Bye-BYe - Breast Cancer
Family history/genetics plays a significant role in the incidence of breast cancer. However, the most significant contributor to breast cancer, or any other cancer for that matter, is alcohol. Alcohol interferes with the maintenance of your genes and is the single most significant contributor to breast cancer. Alcohol interferes with your ability to repair DNA damage by destroying the vitamin Folate. That is why, prior to and during pregnancy the new baby has a better chance of good health if the mother doesn’t drink alcohol and takes prenatal vitamins (folate being the one most significant component). The same holds true as you age.

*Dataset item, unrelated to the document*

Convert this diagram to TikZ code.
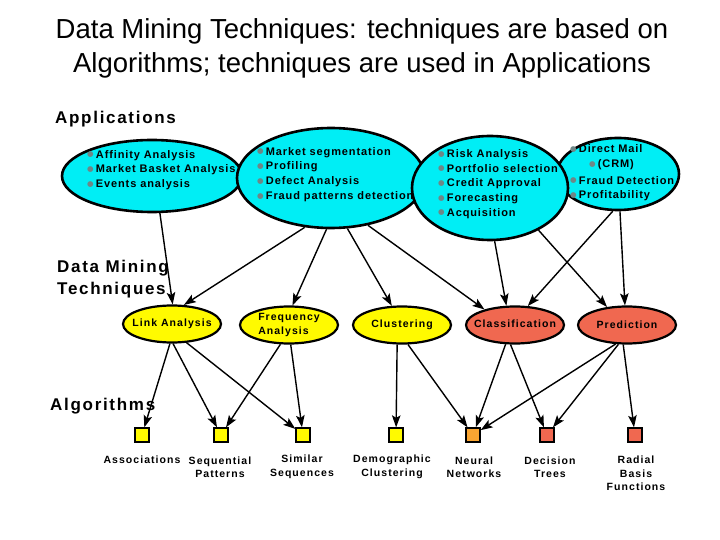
\documentclass[tikz,border=0pt]{standalone}
\usepackage{fontspec}
\setmainfont{Liberation Sans}
\newfontfamily\headfont[LetterSpace=10]{Liberation Sans}
\newfontfamily\appfont[LetterSpace=8]{Liberation Sans}
\newfontfamily\lblfont[LetterSpace=10]{Liberation Sans}
\newfontfamily\symfont{DejaVu Sans}
\usetikzlibrary{arrows.meta,shapes.geometric}
\definecolor{appcyan}{RGB}{0,238,245}
\definecolor{techyellow}{RGB}{255,250,0}
\definecolor{techred}{RGB}{240,104,80}
\definecolor{algorange}{RGB}{250,165,50}
\definecolor{bulletgray}{RGB}{110,135,135}
\newcommand{\bul}{\raisebox{1.3pt}{\symfont\fontsize{7.5}{7.5}\selectfont\textcolor{bulletgray}{●}}\hspace{2.2pt}}
\begin{document}
\begin{tikzpicture}[x=1pt,y=-1pt,
  appell/.style={ellipse, draw=black, line width=2.6pt, fill=appcyan, inner sep=0pt},
  techell/.style={ellipse, draw=black, line width=2.2pt, inner sep=0pt, minimum width=98pt, minimum height=37pt},
  apptext/.style={anchor=west, inner sep=0pt, align=left, font=\appfont\bfseries\fontsize{11}{14.7}\selectfont},
  techtext/.style={inner sep=0pt, font=\lblfont\bfseries\fontsize{10.5}{13.5}\selectfont},
  algbox/.style={rectangle, draw=black, line width=1.3pt, minimum size=14pt, inner sep=0pt},
  algtext/.style={inner sep=0pt, align=center, font=\lblfont\bfseries\fontsize{10.5}{13.5}\selectfont},
  heading/.style={anchor=west, inner sep=0pt, align=left, font=\headfont\bfseries\fontsize{17}{22}\selectfont},
  edge/.style={line width=1.4pt, -{Stealth[length=12pt,width=8.5pt,inset=2.5pt]}}
]
\useasboundingbox[fill=white] (0,0) rectangle (720,540);

% title
\node[inner sep=0pt, align=center, font=\fontsize{27.5}{34}\selectfont] (title) at (362,48)
  {Data Mining Techniques: techniques are based on\\Algorithms; techniques are used in Applications};

% headings
\node[heading] (happ) at (55,119) {Applications};
\node[heading] (htech) at (57,279) {Data Mining\\Techniques};
\node[heading] (halg) at (50,406) {Algorithms};

% application ellipses
\node[appell, minimum width=180pt, minimum height=72pt] (a1) at (152,176) {};
\node[apptext] (a1t) at (87,170) {\bul Affinity Analysis\\\bul Market Basket Analysis\\\bul Events analysis};
\node[appell, minimum width=188pt, minimum height=100pt] (a2) at (331,178) {};
\node[apptext] (a2t) at (257,174.5) {\bul Market segmentation\\\bul Profiling\\\bul Defect Analysis\\\bul Fraud patterns detection};
\node[appell, minimum width=122pt, minimum height=72pt] (a4) at (618,174) {};
\node[apptext] (a4t) at (570,173) {\bul Direct Mail\\\hspace{19pt}\bul (CRM)\\[2pt]\bul Fraud Detection\\\bul Profitability};
\node[appell, minimum width=156pt, minimum height=104pt] (a3) at (490,188) {};
\node[apptext] (a3t) at (438,184) {\bul Risk Analysis\\\bul Portfolio selection\\\bul Credit Approval\\\bul Forecasting\\\bul Acquisition};

% technique ellipses
\node[techell, fill=techyellow] (t1) at (172,324) {};
\node[techtext] (t1t) at (t1) {Link Analysis};
\node[techell, fill=techyellow] (t2) at (289,325) {};
\node[techtext, align=left] (t2t) at (289,325) {Frequency\\Analysis};
\node[techell, fill=techyellow] (t3) at (402,325) {};
\node[techtext] (t3t) at (t3) {Clustering};
\node[techell, fill=techred] (t4) at (515,325) {};
\node[techtext] (t4t) at (515,324) {Classification};
\node[techell, fill=techred] (t5) at (627,325) {};
\node[techtext] (t5t) at (t5) {Prediction};

% algorithm boxes
\node[algbox, fill=techyellow] (s1) at (142,435) {};
\node[algbox, fill=techyellow] (s2) at (221,435) {};
\node[algbox, fill=techyellow] (s3) at (303,435) {};
\node[algbox, fill=techyellow] (s4) at (396,435) {};
\node[algbox, fill=algorange] (s5) at (473,435) {};
\node[algbox, fill=techred] (s6) at (547,435) {};
\node[algbox, fill=techred] (s7) at (635,435) {};

\node[algtext] (s1t) at (142,460) {Associations};
\node[algtext] (s2t) at (220,467) {Sequential\\Patterns};
\node[algtext] (s3t) at (302,467) {Similar\\Sequences};
\node[algtext] (s4t) at (392,467) {Demographic\\Clustering};
\node[algtext] (s5t) at (474,467) {Neural\\Networks};
\node[algtext] (s6t) at (550,467) {Decision\\Trees};
\node[algtext] (s7t) at (636,473.5) {Radial\\Basis\\Functions};

% applications -> techniques
\draw[edge] (a1.282) -- (t1.88);
\draw[edge] (a2.242) -- (t1.58);
\draw[edge] (a2.265) -- (t2.80);
\draw[edge] (a2.288) -- (t3.118);
\draw[edge] (a2.308) -- (t4.153);
\draw[edge] (a3.275) -- (t4.114);
\draw[edge] (a3.319) -- (t5.138);
\draw[edge] (a4.262) -- (t4.56);
\draw[edge] (a4.273) -- (t5.96);

% techniques -> algorithms
\draw[edge] (t1.264) -- (s1);
\draw[edge] (t1.273) -- (s2);
\draw[edge] (t1.308) -- (s3);
\draw[edge] (t2.246) -- (s2);
\draw[edge] (t2.275) -- (s3);
\draw[edge] (t3.256) -- (s4);
\draw[edge] (t3.287) -- (s5);
\draw[edge] (t4.244) -- (s5);
\draw[edge] (t4.257) -- (s6);
\draw[edge] (t5.239) -- (s5);
\draw[edge] (t5.246) -- (s6);
\draw[edge] (t5.259) -- (s7);
\end{tikzpicture}
\end{document}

The NIH reports in a recent study based on the results of the WHI that breast cancer incidence is reduced as much as 10 fold (390/100,000 to 40/100,00) if testosterone is kept in a mid normal range throughout life. Dr. T has used both estrogen and testosterone for the treatment of the menopause since 1990. Testosterone supports the distal genital tract, preventing incontinence, sexual dysfunction, and improves libido. His clinic has treated approximately 2,500 patients in this way, interestingly, not one has developed breast cancer.. Hopefully, clinical trials will be done to establish this as a universal preventive measure. He strongly recommends testing free testosterone for women on OCP over thirty, all women over 40. Testosterone can be supplemented with a simple cream applied to the skin..

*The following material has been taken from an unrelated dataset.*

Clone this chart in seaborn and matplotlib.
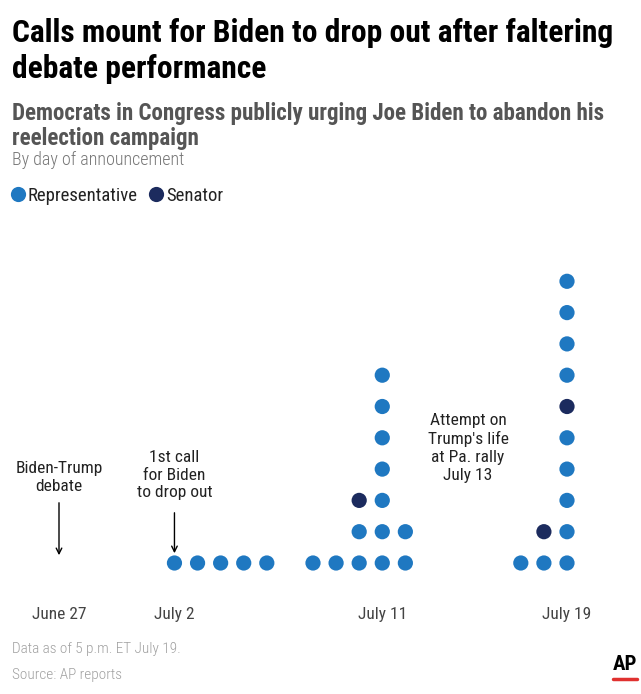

If you drink alcohol, supplement your folate level with a daily vitamin.. Folate is the ONLY vitamin that is recommended for anyone that is not a Vegan. The human diet has expanded way beyond vegetables and this displaced folate (the vitamin from “FOLiage” - FOLate), the critical vitamin in protein production.

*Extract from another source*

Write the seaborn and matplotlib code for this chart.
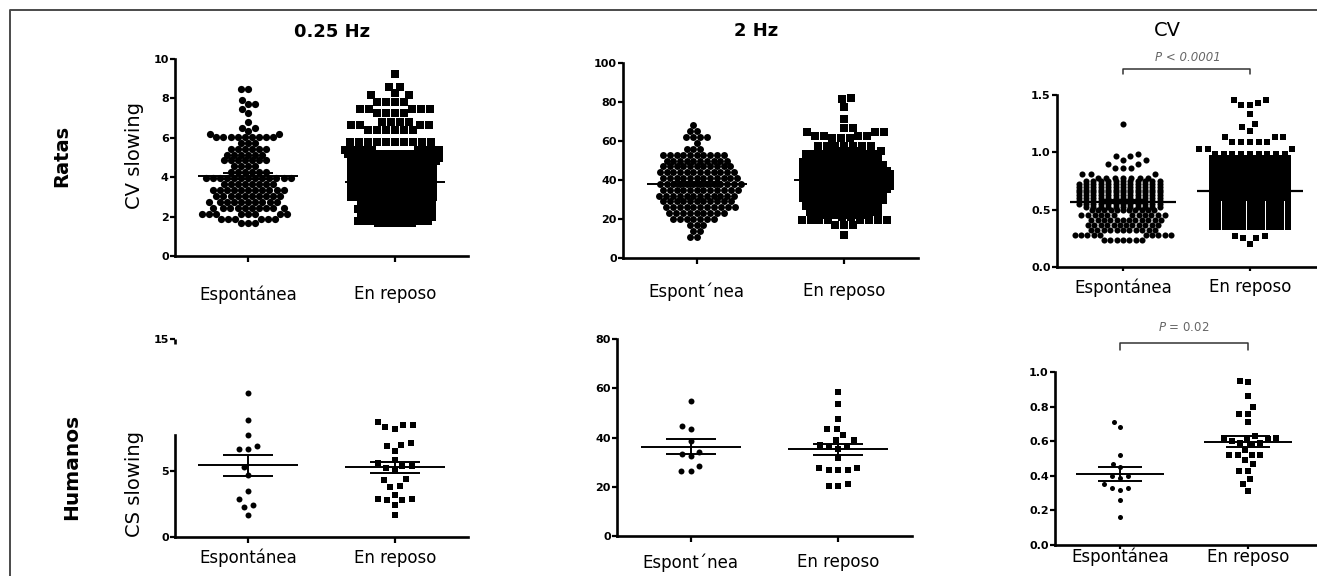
import numpy as np
import matplotlib
matplotlib.use("Agg")
import matplotlib.pyplot as plt
import matplotlib.transforms as mtransforms
from matplotlib.lines import Line2D
import seaborn as sns

# ---------------- data ----------------
groups = ["Espontánea", "En reposo"]
groups_2hz = ["Espont´nea", "En reposo"]
col_titles = ["0.25 Hz", "2 Hz", "CV"]
row_titles = ["Ratas", "Humanos"]
y_titles = ["CV slowing", "CS slowing"]
p_rats = "P < 0.0001"
p_humans = r"$\it{P}$ = 0.02"

# Rats: values binned in rows (value level, number of animals at that level)
rat025_esp_levels = [8.5, 7.9, 7.7, 7.45, 7.25, 6.8, 6.5, 6.35, 6.2, 6.05, 5.75, 5.45,
                     5.15, 4.85, 4.55, 4.25, 3.95, 3.65, 3.35, 3.05, 2.75, 2.45, 2.15,
                     1.9, 1.7]
rat025_esp_counts = [2, 1, 2, 1, 1, 1, 2, 1, 2, 9, 3, 6,
                     6, 7, 4, 6, 13, 8, 11, 10, 10, 10, 8,
                     6, 3]

rat025_rep_levels = [9.25, 8.6, 8.25, 8.15, 7.8, 7.45, 7.25, 6.8, 6.65, 6.4, 5.8,
                     5.4, 5.2, 5.0, 4.8, 4.6, 4.4, 4.2, 4.0, 3.8, 3.6, 3.4, 3.2, 3.0, 2.8,
                     2.7, 2.6, 2.5, 2.4, 2.3, 2.2, 2.1, 2.0, 1.9, 1.8, 1.7]
rat025_rep_counts = [1, 2, 1, 2, 4, 5, 4, 4, 4, 6, 10,
                     11, 11, 10, 10, 9, 9, 9, 9, 9, 9, 9, 9, 9, 9,
                     11, 11, 11, 11, 11, 11, 11, 11, 11, 11, 11]

rat2_esp_levels = [68, 65, 62, 59, 56, 53, 50, 47, 44, 41, 38, 35, 32, 29, 26, 23, 20,
                   17, 14, 11]
rat2_esp_counts = [1, 2, 4, 1, 3, 10, 10, 11, 12, 12, 13, 12, 12, 11, 11, 9, 7,
                   3, 2, 2]

rat2_rep_levels = [82, 81.5, 77.3, 71.3, 66.5, 64.8, 62.7, 61.4, 57.4,
                   55, 53.5, 52, 50.5, 49, 47.5, 46, 44.5, 43, 41.5, 40, 38.5, 37, 35.5,
                   34, 32.5, 31, 29.5, 28, 26.5, 25, 23.5, 22,
                   21.2, 19.5, 17, 11.8]
rat2_rep_counts = [1, 1, 1, 1, 2, 3, 4, 3, 7,
                   10, 9, 9, 9, 10, 10, 10, 11, 11, 11, 11, 11, 11, 11,
                   10, 10, 10, 10, 9, 9, 9, 8, 9,
                   2, 8, 3, 1]

ratcv_esp_levels = [1.245, 0.985, 0.965, 0.93, 0.90, 0.86, 0.815, 0.78,
                    0.75, 0.725, 0.70, 0.675, 0.65, 0.625, 0.60, 0.575, 0.55, 0.525,
                    0.50, 0.455, 0.41, 0.365, 0.32, 0.275, 0.235]
ratcv_esp_counts = [1, 1, 2, 2, 2, 3, 3, 7,
                    11, 12, 12, 12, 12, 12, 12, 12, 12, 11,
                    11, 12, 12, 12, 11, 10, 7]

ratcv_rep_levels = [1.455, 1.43, 1.41, 1.33, 1.25, 1.22, 1.19, 1.13, 1.09, 1.03, 0.985,
                    0.95, 0.925, 0.9, 0.875, 0.85, 0.825, 0.8, 0.775, 0.75, 0.725,
                    0.7, 0.675, 0.65, 0.625, 0.6,
                    0.58, 0.565, 0.55, 0.535, 0.515, 0.5, 0.485, 0.465, 0.45, 0.435,
                    0.415, 0.4, 0.385, 0.365, 0.35,
                    0.27, 0.25, 0.2]
ratcv_rep_counts = [2, 1, 2, 1, 1, 1, 1, 3, 5, 3, 9,
                    15, 15, 15, 15, 15, 15, 15, 15, 15, 15,
                    15, 15, 15, 15, 15,
                    13, 13, 13, 13, 13, 13, 13, 13, 13, 13,
                    13, 13, 13, 13, 13,
                    2, 2, 1]

# Humans: individual subjects
hum025_esp = [10.9, 8.9, 7.7, 6.9, 6.7, 6.7, 5.3, 4.7, 3.5, 2.9, 2.4, 2.3, 1.7]
hum025_rep = [8.7, 8.5, 8.5, 8.3, 8.2, 7.1, 7.0, 6.9, 6.5, 5.8, 5.6, 5.4, 5.4, 5.2,
              5.0, 4.4, 4.3, 3.9, 3.8, 3.2, 2.9, 2.9, 2.8, 2.8, 2.4, 1.7]
hum2_esp = [55, 44.5, 43.5, 38.5, 34, 33.5, 32.5, 28.5, 26.5, 26.5]
hum2_rep = [58.5, 53.5, 47.5, 43.5, 43.5, 41, 39, 39, 37, 36.5, 36, 35.5, 31.5,
            27.5, 27.5, 27, 27, 27, 21, 20.5, 20.5]
humcv_esp = [0.71, 0.68, 0.52, 0.47, 0.45, 0.40, 0.40, 0.39, 0.35, 0.33, 0.33, 0.32,
             0.26, 0.16]
humcv_rep = [0.95, 0.94, 0.86, 0.80, 0.76, 0.76, 0.71, 0.63, 0.62, 0.62, 0.62, 0.61,
             0.60, 0.59, 0.59, 0.58, 0.55, 0.52, 0.52, 0.52, 0.52, 0.49, 0.47, 0.43,
             0.43, 0.38, 0.35, 0.31]

yticks_rat025 = [0, 2, 4, 6, 8, 10]
yticks_rat2 = [0, 20, 40, 60, 80, 100]
yticks_ratcv = [0.0, 0.5, 1.0, 1.5]
yticks_hum025 = [0, 5, 15]
yticks_hum2 = [0, 20, 40, 60, 80]
yticks_humcv = [0.0, 0.2, 0.4, 0.6, 0.8, 1.0]

# ---------------- style ----------------
sns.set_theme(style="ticks")
plt.rcParams["font.family"] = ["DejaVu Sans"]
plt.rcParams["mathtext.fontset"] = "dejavusans"
plt.rcParams["text.color"] = "black"
plt.rcParams["axes.labelcolor"] = "black"
plt.rcParams["xtick.color"] = "black"
plt.rcParams["ytick.color"] = "black"

W, H = 1317, 576
fig = plt.figure(figsize=(W / 100, H / 100), dpi=100)
fig.patch.set_facecolor("white")


def box(left, top, right, bottom):
    return [left / W, 1 - bottom / H, (right - left) / W, (bottom - top) / H]


def fpos(x, y):
    return x / W, 1 - y / H


LAYOUT = []   # (collection, drawn marker size, vertical stretch used for packing)
NEG = -np.inf


def expand(levels, counts):
    return np.repeat(np.asarray(levels, float), counts)


def dots(ax, values, pos, cats, marker, size, tiers):
    """Swarm of one group.  Each tier (lower bound, packing scale, vertical
    stretch) is packed separately; markers are then drawn at `size`."""
    values = np.asarray(values, float)
    taken = np.zeros(len(values), bool)
    for lower, k, stretch in tiers:
        sel = (values >= lower) & ~taken
        taken |= sel
        vals = values[sel]
        if len(vals) == 0:
            continue
        n_before = len(ax.collections)
        sns.swarmplot(x=[cats[pos]] * len(vals), y=vals, order=cats, marker=marker,
                      size=size * k, color="black", linewidth=0, ax=ax,
                      warn_thresh=1.0)
        for coll in ax.collections[n_before:]:
            if len(coll.get_offsets()) > 0:
                LAYOUT.append((coll, size, stretch))


def mean_sem(ax, values, pos, half_mean=0.34, half_sem=0.17, lw=1.4):
    v = np.asarray(values, float)
    m = v.mean()
    s = v.std(ddof=1) / np.sqrt(len(v))
    ax.hlines(m, pos - half_mean, pos + half_mean, colors="black", lw=lw, zorder=5)
    ax.hlines([m - s, m + s], pos - half_sem, pos + half_sem, colors="black", lw=lw,
              zorder=5)
    ax.vlines(pos, m - s, m + s, colors="black", lw=lw, zorder=5)


def style(ax, xlim, ylim, yticks, fmt, cats, xpad, xlen=4.0):
    ax.set_xlim(*xlim)
    ax.set_ylim(*ylim)
    ax.set_yticks(yticks)
    ax.set_yticklabels([fmt(v) for v in yticks], fontsize=8, fontweight="bold")
    ax.set_xticks([0, 1])
    ax.set_xticklabels(cats, fontsize=12)
    ax.set_xlabel("")
    ax.set_ylabel("")
    sns.despine(ax=ax)
    for s in ("left", "bottom"):
        ax.spines[s].set_linewidth(1.9)
        ax.spines[s].set_color("black")
    ax.tick_params(axis="y", length=3.5, width=1.6, pad=1, colors="black")
    ax.tick_params(axis="x", length=xlen, width=1.6, pad=xpad, colors="black")
    ax.set_facecolor("white")


fmt_int = lambda v: f"{v:g}"
fmt_dec = lambda v: f"{v:.1f}"

# ---------------- rats ----------------
ax_a = fig.add_axes(box(175, 59, 468, 256))
dots(ax_a, expand(rat025_esp_levels, rat025_esp_counts), 0, groups, "o", 5.2,
     [(NEG, 0.94, 1)])
dots(ax_a, expand(rat025_rep_levels, rat025_rep_counts), 1, groups, "s", 5.6,
     [(5.6, 1.1, 1), (2.75, 0.62, 1), (NEG, 0.42, 1)])
mean_sem(ax_a, expand(rat025_esp_levels, rat025_esp_counts), 0)
mean_sem(ax_a, expand(rat025_rep_levels, rat025_rep_counts), 1)
style(ax_a, (-0.5, 1.5), (0, 10), yticks_rat025, fmt_int, groups, 17)

ax_b = fig.add_axes(box(623, 63, 918, 258))
dots(ax_b, expand(rat2_esp_levels, rat2_esp_counts), 0, groups_2hz, "o", 5.0,
     [(NEG, 0.96, 1)])
dots(ax_b, expand(rat2_rep_levels, rat2_rep_counts), 1, groups_2hz, "s", 5.5,
     [(56.5, 1.1, 1), (21.8, 0.55, 1), (NEG, 1.1, 1)])
mean_sem(ax_b, expand(rat2_esp_levels, rat2_esp_counts), 0)
mean_sem(ax_b, expand(rat2_rep_levels, rat2_rep_counts), 1)
style(ax_b, (-0.5, 1.5), (0, 100), yticks_rat2, fmt_int, groups_2hz, 13.5)

ax_c = fig.add_axes(box(1057, 95, 1317, 267))
dots(ax_c, expand(ratcv_esp_levels, ratcv_esp_counts), 0, groups, "o", 4.4,
     [(0.77, 1.3, 1), (0.515, 1.15, 2.5), (NEG, 0.98, 1)])
dots(ax_c, expand(ratcv_rep_levels, ratcv_rep_counts), 1, groups, "s", 4.8,
     [(0.97, 1.25, 1), (0.59, 0.78, 2.5), (0.3, 0.9, 4.2), (NEG, 1.25, 1)])
mean_sem(ax_c, expand(ratcv_esp_levels, ratcv_esp_counts), 0, half_mean=0.42, lw=1.6)
mean_sem(ax_c, expand(ratcv_rep_levels, ratcv_rep_counts), 1, half_mean=0.42, lw=1.6)
style(ax_c, (-0.52, 1.53), (0, 1.5), yticks_ratcv, fmt_dec, groups, 5.0, xlen=3.0)

# ---------------- humans ----------------
ax_d = fig.add_axes(box(175, 339, 468, 537))
dots(ax_d, hum025_esp, 0, groups, "o", 4.3, [(NEG, 1.5, 1)])
dots(ax_d, hum025_rep, 1, groups, "s", 4.8, [(NEG, 1.35, 1)])
mean_sem(ax_d, hum025_esp, 0)
mean_sem(ax_d, hum025_rep, 1)
style(ax_d, (-0.5, 1.5), (0, 15), yticks_hum025, fmt_int, groups, 4.5)
ax_d.spines["left"].set_bounds(0, 7.7)
hook = mtransforms.blended_transform_factory(ax_d.transAxes, ax_d.transData)
ax_d.plot([0, 0], [15, 14.6], transform=hook, color="black", lw=1.9, clip_on=False,
          solid_capstyle="butt")

ax_e = fig.add_axes(box(617, 339, 912, 536))
dots(ax_e, hum2_esp, 0, groups_2hz, "o", 4.3, [(NEG, 1.5, 1)])
dots(ax_e, hum2_rep, 1, groups_2hz, "s", 4.8, [(NEG, 1.35, 1)])
mean_sem(ax_e, hum2_esp, 0)
mean_sem(ax_e, hum2_rep, 1)
style(ax_e, (-0.5, 1.5), (0, 80), yticks_hum2, fmt_int, groups_2hz, 8.5)

ax_f = fig.add_axes(box(1055, 372, 1317, 545))
dots(ax_f, humcv_esp, 0, groups, "o", 3.6, [(NEG, 1.6, 1)])
dots(ax_f, humcv_rep, 1, groups, "s", 4.1, [(NEG, 1.45, 1)])
mean_sem(ax_f, humcv_esp, 0, half_mean=0.345)
mean_sem(ax_f, humcv_rep, 1, half_mean=0.345)
style(ax_f, (-0.51, 1.54), (0, 1.0), yticks_humcv, fmt_dec, groups, -1.0, xlen=3.0)

# significance brackets
ax_c.plot([0, 0, 1, 1], [1.68, 1.73, 1.73, 1.68], color="#333333", lw=1.1, clip_on=False)
ax_c.text(0.51, 1.83, p_rats, ha="center", va="center", fontsize=8.5, style="italic",
          color="#666666", clip_on=False)
ax_f.plot([0, 0, 1, 1], [1.13, 1.17, 1.17, 1.13], color="#333333", lw=1.1, clip_on=False)
ax_f.text(0.5, 1.26, p_humans, ha="center", va="center", fontsize=8.5,
          color="#666666", clip_on=False)

# column and row headings
fig.text(*fpos(332, 32), col_titles[0], ha="center", va="center", fontsize=13,
         fontweight="bold")
fig.text(*fpos(756, 31), col_titles[1], ha="center", va="center", fontsize=13,
         fontweight="bold")
fig.text(*fpos(1167, 30), col_titles[2], ha="center", va="center", fontsize=14)
fig.text(*fpos(62, 156), row_titles[0], ha="center", va="center", fontsize=14,
         fontweight="bold", rotation=90)
fig.text(*fpos(72, 467), row_titles[1], ha="center", va="center", fontsize=14.5,
         fontweight="bold", rotation=90)
fig.text(*fpos(135, 156), y_titles[0], ha="center", va="center", fontsize=14,
         rotation=90)
fig.text(*fpos(135, 484), y_titles[1], ha="center", va="center", fontsize=14,
         rotation=90)

# outer frame (top and left edges)
fig.add_artist(Line2D([10 / W, 10 / W, 1.0], [0.0, 1 - 10 / H, 1 - 10 / H],
                      transform=fig.transFigure, color="#4a4a4a", lw=1.4))

# Pack the swarms: each pass stretches the value axes so that dense rows are
# spread apart while packing, then the packed offsets are frozen.
final_ylim = {ax: ax.get_ylim() for ax in fig.axes}
for stretch in sorted({s for _, _, s in LAYOUT}):
    for ax, (y0, y1) in final_ylim.items():
        ax.set_ylim(y0, y0 + (y1 - y0) / stretch)
    fig.canvas.draw()
    for coll, size, s in LAYOUT:
        if s == stretch and "draw" in coll.__dict__:
            del coll.draw
for ax, lim in final_ylim.items():
    ax.set_ylim(*lim)
for coll, size, s in LAYOUT:
    coll.set_sizes([size ** 2])

fig.savefig("out.png", dpi=100, facecolor="white")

When Prevention Fails - Early Cancer Detection Saves Lives...
The PAP smear, breast self examination and mammography, as well as colon cancer screening detect changes in the body that lead to cancer. These screening tests are the basis of preventive care. Genetic testing is now available for those who are at risk for cancers of the breast and colon. Many other advances in genetic medicine will provide even more specific testing to warn those who are at high risk.